Input: s = "ababcbacadefegdehijhklij"
Output: [9,7,8]
Explanation:
The partition is "ababcbaca", "defegde", "hijhklij".
This is a partition so that each letter appears in at most one part.
A partition like "ababcbacadefegde", "hijhklij" is incorrect, because it splits s into less parts.

Main condition is - “Characters do not appear beyond their partition.”. Let’s understand with an example, visually:

• We skip over the character a until its influence ends - See first partition in orange color
• Next we skip over the character b until its influence ends - See first partition in blue color
• Now we skip over the character c until its influence ends - See first partition in green color
• As you can see, we have one of the partitions up to this point where similar characters are present.

Similarly, we will do the same for the others as well.

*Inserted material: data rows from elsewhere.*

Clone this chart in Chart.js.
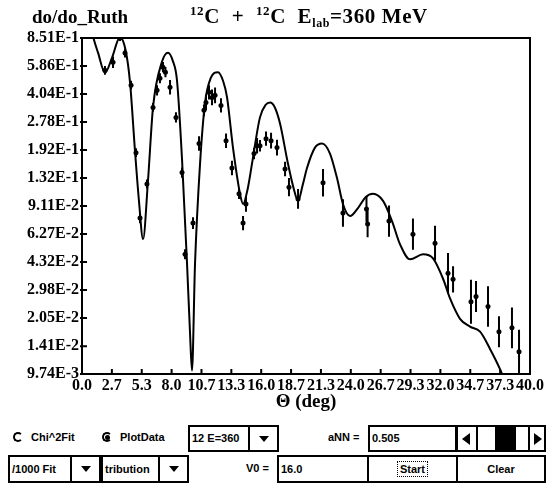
<!DOCTYPE html>
<html>
<head>
<meta charset="utf-8">
<script src="https://cdn.jsdelivr.net/npm/chart.js@4.4.1/dist/chart.umd.min.js"></script>
<style>
body { margin: 0; background: #fff; }
#wrap { position: relative; width: 552px; height: 485px; overflow: hidden; background: #fff; }
#chart { position: absolute; left: 0; top: 0; }
.serif { position: absolute; font-family: 'Liberation Serif', serif; font-weight: bold; color: #000; white-space: nowrap; }
.sup { font-size: 13px; position: relative; top: -8px; }
.sub { font-size: 12px; position: relative; top: 4px; }
.ui { position: absolute; font-family: 'Liberation Sans', Arial, sans-serif; font-weight: bold; font-size: 11px; color: #000; white-space: nowrap; }
.box { position: absolute; box-sizing: border-box; border: 2px solid #000; background: #fff;
       font-family: 'Liberation Sans', Arial, sans-serif; font-weight: bold; font-size: 11px;
       padding-left: 2px; white-space: nowrap; overflow: hidden; }
.drop::after { content: ''; position: absolute; left: 50%; top: 50%; margin-left: -5px; margin-top: -3px;
       border-left: 5px solid transparent; border-right: 5px solid transparent; border-top: 6px solid #000; }
.radio { position: absolute; width: 6px; height: 6px; border: 2px solid #000; border-right-color: transparent; border-radius: 50%; }
</style>
</head>
<body>
<div id="wrap">
  <canvas id="chart" width="552" height="415"></canvas>

  <div class="serif" style="left:32px; top:6px; font-size:19px;">do/do_Ruth</div>
  <div class="serif" style="left:190px; top:4px; font-size:21px; letter-spacing:0.6px;"><span class="sup">12</span>C&nbsp; +&nbsp; <span class="sup">12</span>C&nbsp; E<span class="sub">lab</span>=360 MeV</div>

  <!-- control panel, row 1 -->
  <div class="radio" style="left:13px; top:432px;"></div>
  <div class="ui" style="left:31px; top:431px;">Chi^2Fit</div>
  <div class="radio" style="left:102px; top:432px;"></div>
  <div style="position:absolute; left:105px; top:435px; width:5px; height:5px; border-radius:50%; background:#000;"></div>
  <div class="ui" style="left:120px; top:431px;">PlotData</div>
  <div class="box" style="left:188px; top:425px; width:62px; height:27px; line-height:23px;">12 E=360</div>
  <div class="box drop" style="left:248px; top:425px; width:31px; height:27px;"></div>
  <div class="ui" style="left:328px; top:431px;">aNN =</div>
  <div class="box" style="left:368px; top:425px; width:89px; height:27px; line-height:23px;">0.505</div>
  <div class="box" style="left:456px; top:425px; width:90px; height:27px; padding:0;">
    <div style="position:absolute; left:4px; top:6px; border-top:6px solid transparent; border-bottom:6px solid transparent; border-right:8px solid #000;"></div>
    <div style="position:absolute; left:18px; top:0; width:2px; height:23px; background:#000;"></div>
    <div style="position:absolute; left:37px; top:0; width:21px; height:23px; background:#000;"></div>
    <div style="position:absolute; left:70px; top:0; width:2px; height:23px; background:#000;"></div>
    <div style="position:absolute; left:76px; top:6px; border-top:6px solid transparent; border-bottom:6px solid transparent; border-left:8px solid #000;"></div>
  </div>

  <!-- control panel, row 2 -->
  <div class="box" style="left:8px; top:455px; width:64px; height:28px; line-height:24px;">/1000 Fit</div>
  <div class="box drop" style="left:70px; top:455px; width:31px; height:28px;"></div>
  <div class="box" style="left:101px; top:455px; width:59px; height:28px; line-height:24px;">tribution</div>
  <div class="box drop" style="left:158px; top:455px; width:31px; height:28px;"></div>
  <div class="ui" style="left:246px; top:462px;">V0 =</div>
  <div class="box" style="left:277px; top:455px; width:92px; height:28px; line-height:24px;">16.0</div>
  <div class="box" style="left:367px; top:455px; width:91px; height:28px; text-align:center; line-height:24px; padding:0;">
    <span style="border:1px dotted #000; padding:1px 2px;">Start</span>
  </div>
  <div class="box" style="left:456px; top:455px; width:90px; height:28px; text-align:center; line-height:24px; padding:0;">Clear</div>
</div>

<script>
// theory curve
const curveTheta = [0, 0.6, 1.0, 1.43, 2.05, 2.7, 3.39, 3.9, 4.29, 4.73, 5.1, 5.45, 5.89, 6.34, 7.14, 7.68, 8.1, 8.48,
    8.93, 9.38, 9.64, 9.82, 10.09, 10.54, 10.98, 11.5, 12.14, 12.6, 12.95, 13.48, 14.11, 14.38, 14.8, 15.18, 15.89,
    16.4, 16.79, 17.2, 17.68, 18.39, 18.9, 19.29, 19.7, 20.09, 20.8, 21.43, 22.14, 22.77, 23.3, 23.93, 24.64, 25.3,
    25.98, 26.88, 27.68, 28.39, 29.29, 30.45, 31.34, 32.23, 32.86, 33.75, 34.64, 35.54, 36.43, 37.32, 37.77, 38.2];
const curveValue = [1.4, 1.1, 0.86, 0.70, 0.535, 0.66, 0.86, 0.72, 0.47, 0.19, 0.095, 0.0586, 0.127, 0.338, 0.62, 0.70,
    0.63, 0.485, 0.17, 0.042, 0.0171, 0.0102, 0.042, 0.16, 0.357, 0.50, 0.54, 0.48, 0.386, 0.198, 0.107, 0.0935, 0.115,
    0.16, 0.296, 0.35, 0.361, 0.34, 0.273, 0.16, 0.115, 0.0974, 0.12, 0.151, 0.198, 0.209, 0.183, 0.132, 0.0935, 0.0796,
    0.0886, 0.102, 0.107, 0.0974, 0.0745, 0.0548, 0.0448, 0.0479, 0.0454, 0.0347, 0.0266, 0.0203, 0.0183, 0.0171,
    0.0136, 0.0104, 0.0088, 0.0075];

// measured points and their errors (percent)
const dataTheta = [2.05, 2.77, 3.39, 3.84, 4.38, 4.82, 5.18, 5.80, 6.34, 6.70, 6.96, 7.23, 7.45, 7.86, 8.39, 8.93,
    9.20, 9.91, 10.45, 10.89, 11.07, 11.34, 11.61, 11.88, 12.41, 12.86, 13.39, 14.02, 14.38, 14.64, 15.36, 15.63,
    15.89, 16.43, 16.88, 17.41, 18.13, 18.48, 19.29, 21.52, 23.30, 25.40, 25.50, 27.41, 29.55, 31.52, 32.68, 33.13,
    34.73, 35.18, 36.25, 37.23, 38.39, 39.02];
const dataValue = [0.554, 0.617, 0.851, 0.696, 0.454, 0.185, 0.0775, 0.122, 0.338, 0.424, 0.498, 0.577, 0.54, 0.442,
    0.296, 0.142, 0.0479, 0.0725, 0.209, 0.325, 0.361, 0.413, 0.386, 0.397, 0.347, 0.217, 0.151, 0.107, 0.0725, 0.0935,
    0.183, 0.203, 0.203, 0.223, 0.217, 0.198, 0.149, 0.117, 0.100, 0.124, 0.0829, 0.0875, 0.0716, 0.0745, 0.0626,
    0.0555, 0.0372, 0.0343, 0.0255, 0.0273, 0.0239, 0.0171, 0.0180, 0.0131];
const errPct = [6, 8, 4, 6, 6, 6, 7, 6, 6, 7, 7, 7, 7, 10, 7, 7, 7, 8, 10, 8, 11, 10, 11, 11, 10, 10, 10, 7, 10, 11,
    8, 11, 8, 10, 11, 11, 10, 13, 14, 20, 20, 19, 19, 23, 23, 26, 31, 19, 34, 23, 31, 23, 31, 34];

const yTickValues = [0.851, 0.586, 0.404, 0.278, 0.192, 0.132, 0.0911, 0.0627, 0.0432, 0.0298, 0.0205, 0.0141, 0.00974];
const yTickLabels = ['8.51E-1', '5.86E-1', '4.04E-1', '2.78E-1', '1.92E-1', '1.32E-1', '9.11E-2', '6.27E-2',
    '4.32E-2', '2.98E-2', '2.05E-2', '1.41E-2', '9.74E-3'];
const xTickValues = [0, 2.667, 5.333, 8, 10.667, 13.333, 16, 18.667, 21.333, 24, 26.667, 29.333, 32, 34.667, 37.333, 40];
const xTickLabels = ['0.0', '2.7', '5.3', '8.0', '10.7', '13.3', '16.0', '18.7', '21.3', '24.0', '26.7', '29.3',
    '32.0', '34.7', '37.3', '40.0'];

Chart.defaults.font.family = "'Liberation Serif', serif";
Chart.defaults.color = '#000';

// frame, inward tick marks and error bars
const framePlugin = {
    id: 'framePlugin',
    afterDatasetsDraw(chart) {
        const {ctx, chartArea, scales} = chart;
        const xs = scales.x, ys = scales.y;
        ctx.save();
        ctx.beginPath();
        ctx.rect(chartArea.left, chartArea.top, chartArea.right - chartArea.left, chartArea.bottom - chartArea.top);
        ctx.clip();
        ctx.strokeStyle = '#000';
        ctx.lineWidth = 2;
        ctx.beginPath();
        for (let i = 0; i < dataTheta.length; i++) {
            const f = errPct[i] / 100;
            const px = xs.getPixelForValue(dataTheta[i]);
            ctx.moveTo(px, ys.getPixelForValue(dataValue[i] * (1 + f)));
            ctx.lineTo(px, ys.getPixelForValue(dataValue[i] / (1 + f)));
        }
        ctx.stroke();
        ctx.restore();

        ctx.save();
        ctx.strokeStyle = '#000';
        ctx.lineWidth = 2;
        ctx.strokeRect(chartArea.left, chartArea.top, chartArea.right - chartArea.left, chartArea.bottom - chartArea.top);
        ctx.beginPath();
        xTickValues.forEach(v => {
            const px = xs.getPixelForValue(v);
            ctx.moveTo(px, chartArea.bottom);
            ctx.lineTo(px, chartArea.bottom - 5);
        });
        yTickValues.forEach(v => {
            const py = ys.getPixelForValue(v);
            ctx.moveTo(chartArea.left - 2, py);
            ctx.lineTo(chartArea.left + 5, py);
        });
        ctx.stroke();
        ctx.restore();
    }
};

const ctx = document.getElementById('chart').getContext('2d');

const curve = curveTheta.map((t, i) => ({x: t, y: curveValue[i]}));
const points = dataTheta.map((t, i) => ({x: t, y: dataValue[i]}));

const myChart = new Chart(ctx, {
    type: 'scatter',
    data: {
        datasets: [
            {
                label: 'theory',
                data: curve,
                showLine: true,
                borderColor: '#000',
                borderWidth: 2,
                pointRadius: 0,
                cubicInterpolationMode: 'monotone'
            },
            {
                label: 'data',
                data: points,
                showLine: false,
                pointRadius: 2.5,
                backgroundColor: '#000',
                borderWidth: 0
            }
        ]
    },
    options: {
        responsive: false,
        animation: false,
        layout: {
            padding: {left: 0, top: 38, right: 22, bottom: 0}
        },
        plugins: {
            legend: {display: false},
            tooltip: {enabled: false}
        },
        scales: {
            x: {
                type: 'linear',
                position: 'bottom',
                min: 0,
                max: 40,
                grid: {display: false, drawTicks: false},
                border: {display: false},
                ticks: {
                    autoSkip: false,
                    maxRotation: 0,
                    padding: 2,
                    font: {size: 16, weight: 'bold'},
                    callback: (v, i) => xTickLabels[i]
                },
                title: {
                    display: true,
                    text: 'Θ (deg)',
                    font: {size: 19, weight: 'bold'},
                    padding: {top: 0, bottom: 2}
                },
                afterBuildTicks: scale => {
                    scale.ticks = xTickValues.map(v => ({value: v}));
                },
                afterFit: scale => {
                    scale.height = 41;
                }
            },
            y: {
                type: 'logarithmic',
                min: 0.00974,
                max: 0.851,
                grid: {display: false, drawTicks: false},
                border: {display: false},
                ticks: {
                    autoSkip: false,
                    padding: 3,
                    font: {size: 16, weight: 'bold'},
                    callback: v => yTickLabels[yTickValues.indexOf(v)]
                },
                afterBuildTicks: scale => {
                    scale.ticks = yTickValues.map(v => ({value: v}));
                },
                afterFit: scale => {
                    scale.width = 82;
                }
            }
        }
    },
    plugins: [framePlugin]
});
</script>
</body>
</html>
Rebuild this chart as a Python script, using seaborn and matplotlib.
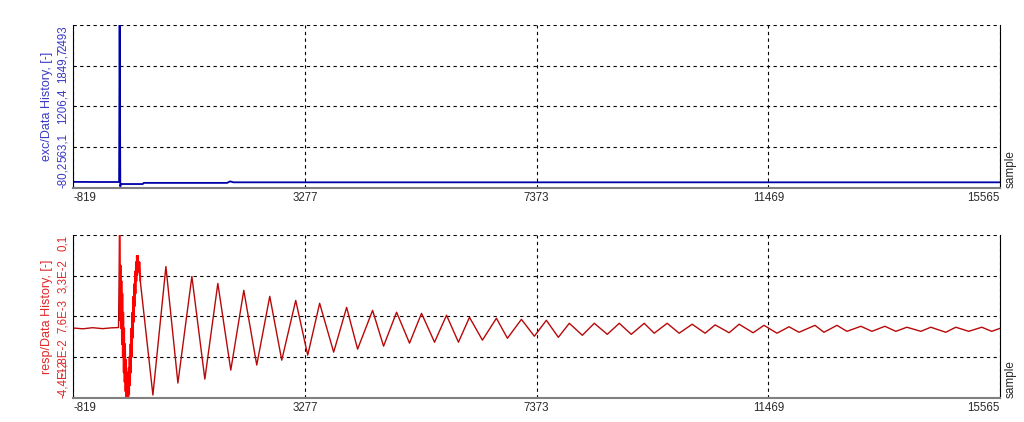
import numpy as np
import pandas as pd
import matplotlib
matplotlib.use('Agg')
import matplotlib.pyplot as plt
import seaborn as sns

# shared x axis (sample index)
x_ticks = [-819, 3277, 7373, 11469, 15565]
x_labels = ['-819', '3277', '7373', '11469', '15565']

# excitation channel
exc_ticks = [-80.2, 563.1, 1206.4, 1849.7, 2493]
exc_labels = ['-80,2', '563,1', '1206,4', '1849,7', '2493']
exc_sample = [-819, -400, -10, 0, 12, 20, 410, 425, 1900, 1953, 2010, 15565]
exc_value = [12, 10, 10, 2600, -60, -22, -22, -4, -4, 20, 5, 5]

# response channel
resp_ticks = [-0.044, -0.0182, 0.0076, 0.0334, 0.0592]
resp_labels = ['-4,4E-2', '-1,8E-2', '7,6E-3', '3,3E-2', '0,1']

# pre-trigger noise
pre_sample = [-819, -650, -480, -300, -150, -20]
pre_value = [0.0002, -0.0003, 0.0004, -0.0002, 0.0003, 0.0005]

# high frequency burst right after the hit
burst_sample = [0, 8, 16, 24, 32, 40, 48, 56, 64, 72, 80, 88, 96, 104, 112, 120,
                128, 136, 144, 152, 160, 168, 176, 184, 192, 200, 208, 216, 224,
                232, 240, 248, 256, 264, 272, 280, 288, 296, 304, 312, 323, 335,
                350, 365]
burst_value = [0.062, 0.005, 0.040, 0.000, 0.030, -0.010, 0.022, -0.018, 0.010,
               -0.028, 0.000, -0.034, -0.010, -0.040, -0.020, -0.046, -0.030,
               -0.046, -0.028, -0.046, -0.025, -0.042, -0.018, -0.036, -0.010,
               -0.028, 0.000, -0.018, 0.010, -0.006, 0.020, 0.004, 0.028, 0.014,
               0.036, 0.022, 0.042, 0.030, 0.046, 0.034, 0.046, 0.036, 0.042, 0.030]

# decaying ringing: peaks and troughs
ring_sample = [588, 818, 1030, 1277, 1506, 1736, 1965, 2195, 2424, 2654,
               2866, 3113, 3325, 3536, 3784, 4013, 4207, 4472, 4666, 4896,
               5125, 5337, 5567, 5779, 5990, 6185, 6414, 6661, 6856, 7103,
               7332, 7544, 7756, 7950, 8180, 8392, 8621, 8833, 9045, 9274,
               9451, 9680, 9892, 10122, 10351, 10528, 10775, 10952, 11199, 11393,
               11622, 11834, 12011, 12293, 12452, 12682, 12858, 13105, 13300, 13529,
               13723, 13918, 14165, 14341, 14606, 14783, 15012, 15242, 15418, 15565]
ring_value = [-0.0423, 0.0392, -0.0347, 0.0329, -0.0322, 0.0285, -0.0265, 0.0241, -0.0233, 0.0203,
              -0.0202, 0.0177, -0.0170, 0.0159, -0.0151, 0.0133, -0.0132, 0.0114, -0.0113, 0.0102,
              -0.0094, 0.0095, -0.0088, 0.0083, -0.0088, 0.0070, -0.0075, 0.0064, -0.0063, 0.0057,
              -0.0050, 0.0051, -0.0057, 0.0032, -0.0044, 0.0032, -0.0038, 0.0032, -0.0038, 0.0032,
              -0.0031, 0.0032, -0.0031, 0.0026, -0.0031, 0.0022, -0.0028, 0.0026, -0.0028, 0.0019,
              -0.0031, 0.0010, -0.0025, 0.0019, -0.0025, 0.0019, -0.0019, 0.0013, -0.0019, 0.0013,
              -0.0019, 0.0007, -0.0019, 0.0007, -0.0025, 0.0007, -0.0019, 0.0007, -0.0019, 0.0000]

sns.set_style('white')
plt.rcParams['font.family'] = ['Liberation Sans', 'DejaVu Sans']

exc_df = pd.DataFrame({'sample': exc_sample, 'value': exc_value})
resp_df = pd.DataFrame({'sample': pre_sample + burst_sample + ring_sample,
                        'value': pre_value + burst_value + ring_value})
burst_df = pd.DataFrame({'sample': burst_sample, 'value': burst_value})

fig = plt.figure(figsize=(10.24, 4.22), dpi=100)
ax1 = fig.add_axes([0.0716, 0.5552, 0.9050, 0.3855])
ax2 = fig.add_axes([0.0716, 0.0576, 0.9050, 0.3855])

sns.lineplot(data=exc_df, x='sample', y='value', ax=ax1, color='#0000a8',
             lw=1.3, estimator=None, sort=False)
sns.lineplot(data=resp_df, x='sample', y='value', ax=ax2, color='#b80808',
             lw=1.0, estimator=None, sort=False)
sns.lineplot(data=burst_df, x='sample', y='value', ax=ax2, color='#ff0000',
             lw=1.3, estimator=None, sort=False)


def style_axes(ax, yticks, ylabels, ylabel, color):
    ax.set_xlim(x_ticks[0], x_ticks[-1])
    ax.set_ylim(yticks[0], yticks[-1])
    ax.set_xticks(x_ticks)
    ax.set_xticklabels(x_labels)
    ax.set_yticks(yticks)
    ax.set_yticklabels(ylabels, rotation=90, va='center')
    ax.tick_params(length=0, labelsize=8.3, pad=3)
    ax.tick_params(axis='x', labelcolor='#2a2a2a')
    ax.tick_params(axis='y', labelcolor=color)
    xl = ax.get_xticklabels()
    xl[0].set_ha('left')
    xl[-1].set_ha('right')
    yl = ax.get_yticklabels()
    yl[0].set_va('bottom')
    yl[-1].set_va('top')
    ax.grid(True, color='black', linestyle=(0, (3, 3)), lw=0.8)
    ax.set_xlabel('')
    ax.set_ylabel(ylabel, color=color, fontsize=9, labelpad=3)
    ax.spines['top'].set_visible(False)
    ax.spines['left'].set_color('black')
    ax.spines['left'].set_linewidth(0.8)
    ax.spines['right'].set_color('black')
    ax.spines['right'].set_linewidth(0.8)
    ax.spines['bottom'].set_color('#808080')
    ax.spines['bottom'].set_linewidth(1.5)
    ax.text(1.005, 0, 'sample', transform=ax.transAxes, rotation=90,
            ha='left', va='bottom', fontsize=8.5, color='#2a2a2a')


style_axes(ax1, exc_ticks, exc_labels, 'exc/Data History, [-]', '#3a3ac4')
style_axes(ax2, resp_ticks, resp_labels, 'resp/Data History, [-]', '#e02828')

fig.savefig('out.png', dpi=100)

Finally, return the length of each partition as a list, e.g., [9, 7, 8].

Example 2:

Input: s = "eccbbbbdec"
Output: [10]

Solution

Method 1 - Track Last Indices of All Chars and See if We Can Break

Here is the algorithm:

• Fundamental idea: Each instance of a character should be contained in a single partition.
• Start with the first character and determine the position where we can complete the partition.
• The earliest point to finish the partition is at the last occurrence of the initial character.
• If another character appears between the start and the last occurrence of the first character:
  • Extend the length of the partition to include the new character’s last occurrence.
  • Not extending the partition would place the new character in two different partitions, violating the problem’s constraints.
• Once all characters between the start of the partition and the farthest last occurrences of any character in the segment have been covered, close the partition and begin a new one.

Code

Java

public class Solution {
    public List<Integer> partitionLabels(String s) {
        Map<Character, Integer> map = new HashMap<>();
        // Recording the last occurrence of each character
        for (int i = 0; i < s.length(); i++) {
            char ch = s.charAt(i);
            map.put(ch, i);
        }
        
        List<Integer> res = new ArrayList<>();
        int prev = -1;
        int max = 0;
        
        for (int i = 0; i < s.length(); i++) {
            char ch = s.charAt(i);
            max = Math.max(max, map.get(ch));
            if (max == i) {
                // it's partition time
                res.add(max - prev);
                prev = max;
            }
        }
        return res;
    }
}

Python

class Solution:
    def partitionLabels(self, s: str) -> List[int]:
        last: dict = {c: i for i, c in enumerate(s)}
        
        res: List[int] = []
        max_last: int = 0
        prev: int = -1
        
        for i, c in enumerate(s):
            max_last = max(max_last, last[c])
            if i == max_last:
                res.append(i - prev)
                prev = i
        
        return res

Complexity

• ⏰ Time complexity: O(n), as we traverse each character twice.
• 🧺 Space complexity: O(1).  We use a fixed number of elements (26 for each distinct character). Additional memory is needed only to store the result.